Singing tradition in Cornwall has several interwoven threads which we follow in the Cornish National Music Archive. There are popular songs from the ubiquitous singing session or “Shout”. These overlap a little but are mostly quite different from the folk songs and ballads that provided entertainment in the days before mass media. Cornish cultural identity is also represented by composition and composers from Cornwall and world-wide. Songs in Cornish are a popular way of sharing and expressing the language and these are featured in a separate section of this archive.
Songs are drawn into the repertoire of the Cornish “Shout” unconsciously and indiscriminately with no qualification other than that they lend themselves well to the improvised harmony of these sessions and in turn the sense of community identity. We find everything from “The Sweet Nightingale” with a long provenance in Cornish folk tradition to “Little Lize” and “Sloop Joh B”. “Little Lize” started life as a 19th century American Minstrel Song and metamorphosed in style and lyrics to become a Gospel Song before arriving in Cornwall for yet further changes in the 1950s. Songs like “Sloop John B” owe their presence to the influence of the 1960s popular music scene.
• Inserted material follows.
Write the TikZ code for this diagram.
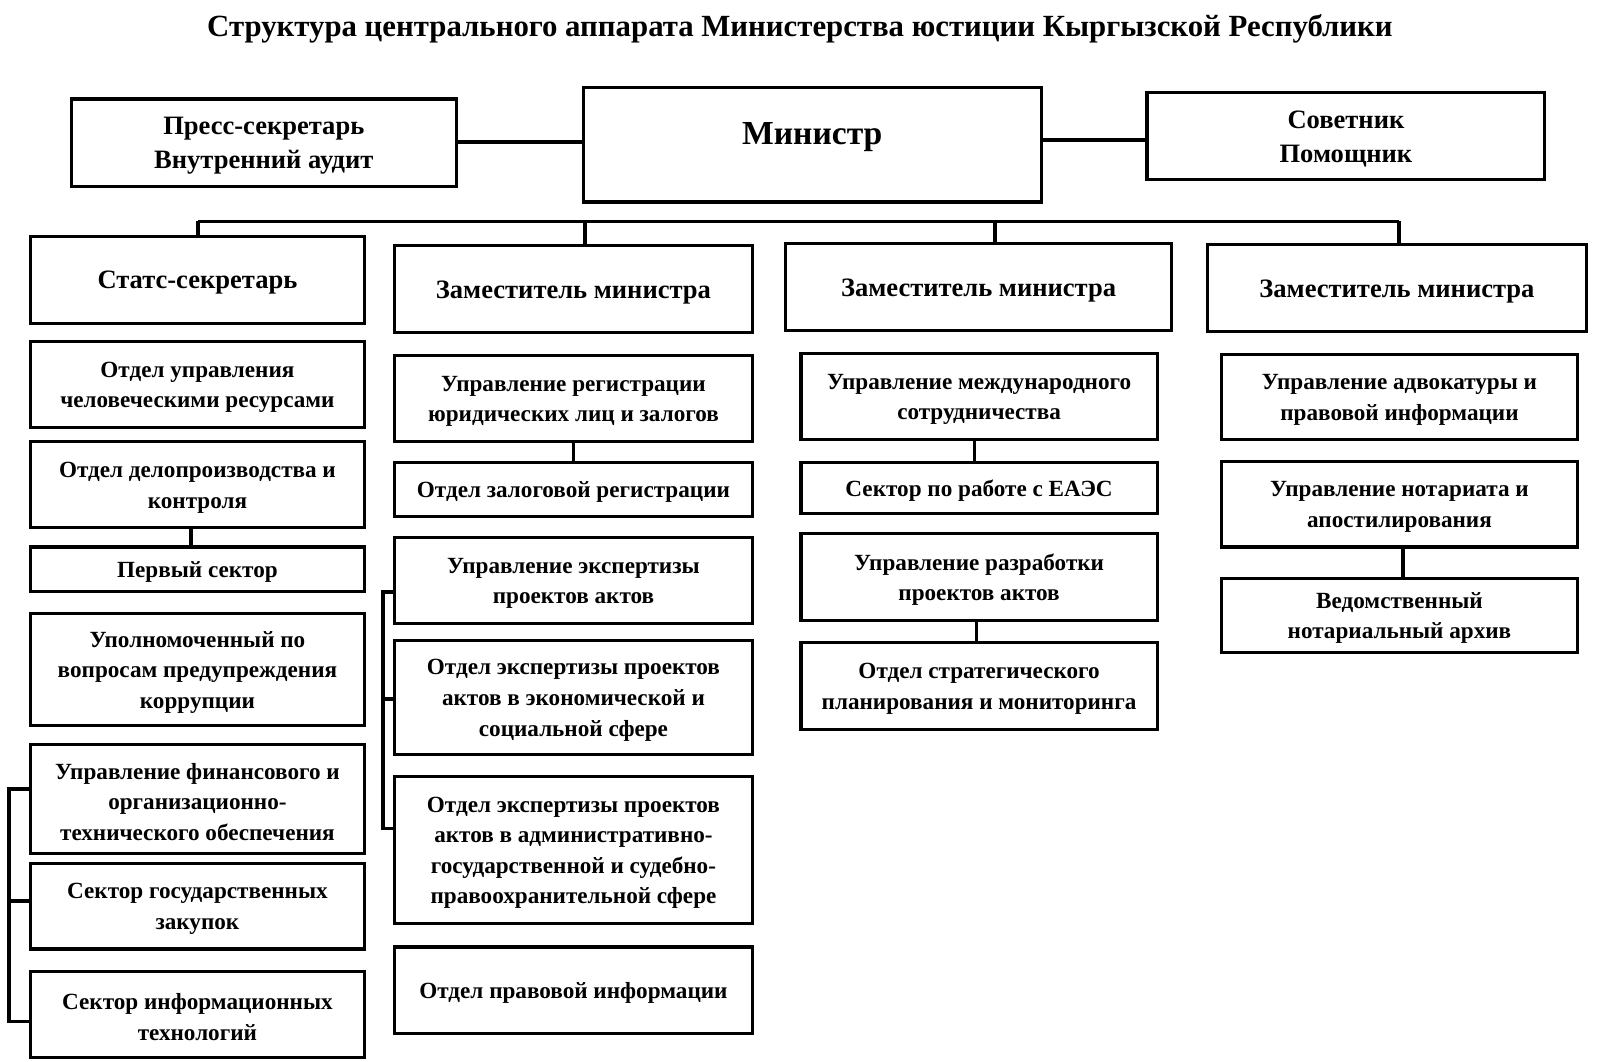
\documentclass[tikz,border=0pt]{standalone}
\usepackage{fontspec}
\setmainfont{Liberation Serif}
\tikzset{
  box/.style={draw, line width=1.55pt, inner sep=0pt},
  innertxt/.style={inner sep=0pt, align=center, font=\fontsize{11.58}{15.3}\selectfont\bfseries},
  headtxt/.style={inner sep=0pt, align=center, font=\fontsize{13.27}{17.35}\selectfont\bfseries},
  conn/.style={line width=1.85pt},
}
\newcommand\bx[7]{%
  \node[box, minimum width={(#5-#3)*0.5102pt}, minimum height={(#6-#4)*0.5102pt}] (#2) at ({(#3+#5)/2},{(#4+#6)/2}) {};
  \node[#1] (#2-t) at ([yshift=-1.4pt]#2.center) {#7};}
\begin{document}
\begin{tikzpicture}[x=0.5102pt,y=-0.5102pt]
\useasboundingbox (0,0) rectangle (1568,1040);
\node[font=\fontsize{15.4}{18}\selectfont\bfseries] (title) at (784,28) {Структура центрального аппарата Министерства юстиции Кыргызской Республики};

% top row
\bx{headtxt}{press}{70}{97}{447}{183}{Пресс-секретарь\\Внутренний аудит}
\node[box, minimum width={(1021-572)*0.5102pt}, minimum height={(198-86)*0.5102pt}] (min) at (796.5,142) {};
\node[font=\fontsize{16.8}{20}\selectfont\bfseries] (mintext) at (796,134) {Министр};
\bx{headtxt}{adv}{1124}{91}{1514}{176}{Советник\\Помощник}
\coordinate (cl) at (0,139);
\coordinate (cr) at (0,137);
\draw[conn] (press.east |- cl) -- (min.west |- cl);
\draw[conn] (min.east |- cr) -- (adv.west |- cr);

% headers
\bx{headtxt}{stats}{30}{232}{357}{317}{Статс-секретарь}
\bx{headtxt}{zam1}{387}{241}{737}{326}{Заместитель министра}
\bx{headtxt}{zam2}{770}{239}{1148}{324}{Заместитель министра}
\bx{headtxt}{zam3}{1183}{240}{1555}{325}{Заместитель министра}
\coordinate (b1) at (194,217);
\coordinate (b2) at (573,217);
\coordinate (b3) at (975,217);
\coordinate (b4) at (1371,217);
\draw[conn] (b1) -- (b4);
\draw[conn] (b1) -- (b1 |- stats.north);
\draw[conn] (b2) -- (b2 |- zam1.north);
\draw[conn] (b3) -- (b3 |- zam2.north);
\draw[conn] (b4) -- (b4 |- zam3.north);

% column 1
\bx{innertxt}{hr}{30}{335}{357}{419}{Отдел управления\\человеческими ресурсами}
\bx{innertxt}{ddp}{30}{433}{357}{517}{Отдел делопроизводства и\\контроля}
\bx{innertxt}{first}{30}{536}{357}{580}{Первый сектор}
\bx{innertxt}{corr}{30}{601}{357}{711}{Уполномоченный по\\вопросам предупреждения\\коррупции}
\bx{innertxt}{fin}{30}{730}{357}{836}{Управление финансового и\\организационно-\\технического обеспечения}
\bx{innertxt}{zak}{30}{846}{357}{930}{Сектор государственных\\закупок}
\bx{innertxt}{it}{30}{952}{357}{1036}{Сектор информационных\\технологий}
\coordinate (k1) at (187,0);
\draw[conn] (ddp.south -| k1) -- (first.north -| k1);
\coordinate (l1) at (9,773);
\coordinate (l2) at (9,883);
\coordinate (l3) at (9,1001);
\draw[conn] (fin.west |- l1) -- (l1) -- (l3) -- (it.west |- l3);
\draw[conn] (l2) -- (zak.west |- l2);

% column 2
\bx{innertxt}{reg}{387}{348}{737}{433}{Управление регистрации\\юридических лиц и залогов}
\bx{innertxt}{zal}{387}{453}{737}{506}{Отдел залоговой регистрации}
\bx{innertxt}{exp}{387}{527}{737}{611}{Управление экспертизы\\проектов актов}
\bx{innertxt}{ekon}{387}{628}{737}{739}{Отдел экспертизы проектов\\актов в экономической и\\социальной сфере}
\bx{innertxt}{adm}{387}{761}{737}{905}{Отдел экспертизы проектов\\актов в административно-\\государственной и судебно-\\правоохранительной сфере}
\bx{innertxt}{pinf}{387}{928}{737}{1013}{Отдел правовой информации}
\coordinate (k2) at (562,0);
\draw[conn] (reg.south -| k2) -- (zal.north -| k2);
\coordinate (m1) at (375,580);
\coordinate (m2) at (375,685);
\coordinate (m3) at (375,812);
\draw[conn] (exp.west |- m1) -- (m1) -- (m3) -- (adm.west |- m3);
\draw[conn] (m2) -- (ekon.west |- m2);

% column 3
\bx{innertxt}{intl}{785}{346}{1134}{431}{Управление международного\\сотрудничества}
\bx{innertxt}{eaes}{785}{453}{1134}{503}{Сектор по работе с ЕАЭС}
\bx{innertxt}{razr}{785}{523}{1134}{608}{Управление разработки\\проектов актов}
\bx{innertxt}{strat}{785}{630}{1134}{715}{Отдел стратегического\\планирования и мониторинга}
\coordinate (k3) at (955,0);
\coordinate (k4) at (957,0);
\draw[conn] (intl.south -| k3) -- (eaes.north -| k3);
\draw[conn] (razr.south -| k4) -- (strat.north -| k4);

% column 4
\bx{innertxt}{adv2}{1197}{347}{1546}{431}{Управление адвокатуры и\\правовой информации}
\bx{innertxt}{not}{1197}{452}{1546}{536}{Управление нотариата и\\апостилирования}
\bx{innertxt}{arch}{1197}{567}{1546}{639}{Ведомственный\\нотариальный архив}
\coordinate (k5) at (1375,0);
\draw[conn] (not.south -| k5) -- (arch.north -| k5);
\end{tikzpicture}
\end{document}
Folk song collectors Sabine Baring Gould, Cecil Sharp, George Gardiner, James Madison Carpenter and Peter Kennedy all visited, and had songs sent to them from, Cornwall. The Old Cornwall Societies were also important recorders of Cornish songs some of which were published in the Old Cornwall journal but most in the collections edited by Ralph Dunstan and Inglis Gundry. The songs and melodies represented here are sometimes unique to Cornwall and sometimes Cornish variations on themes to be found across Europe as well as the English-speaking world. When Sabine Baring Gould visited the Falcon Inn at St Mawgan in 1891, for example, he found the familiar lyrics of the “Lark in the Morning” sung to two quite distinct tunes.
Anthems celebrating the sense of Cornish identity are a feature of singing tradition in Cornwall and follow the path forged by Robert Stephen Hawker’s “Trelawny”. Written in 1824, this song was quickly embraced by the Cornish Diaspora and became a global expression of Cornish solidarity and identity. Trelawny has since been joined by a string of popular Cornish anthems including Kenneth Pelmear’s “Hail to the Homeland” and Harry Glasson’s “Cornwall my Home”. These anthems merge with a wider stream of composition across the range of music genre celebrating the landscape of Cornwall and the history of its people.
The Cornish National Music Archive explores these threads, the links between them and the people involved.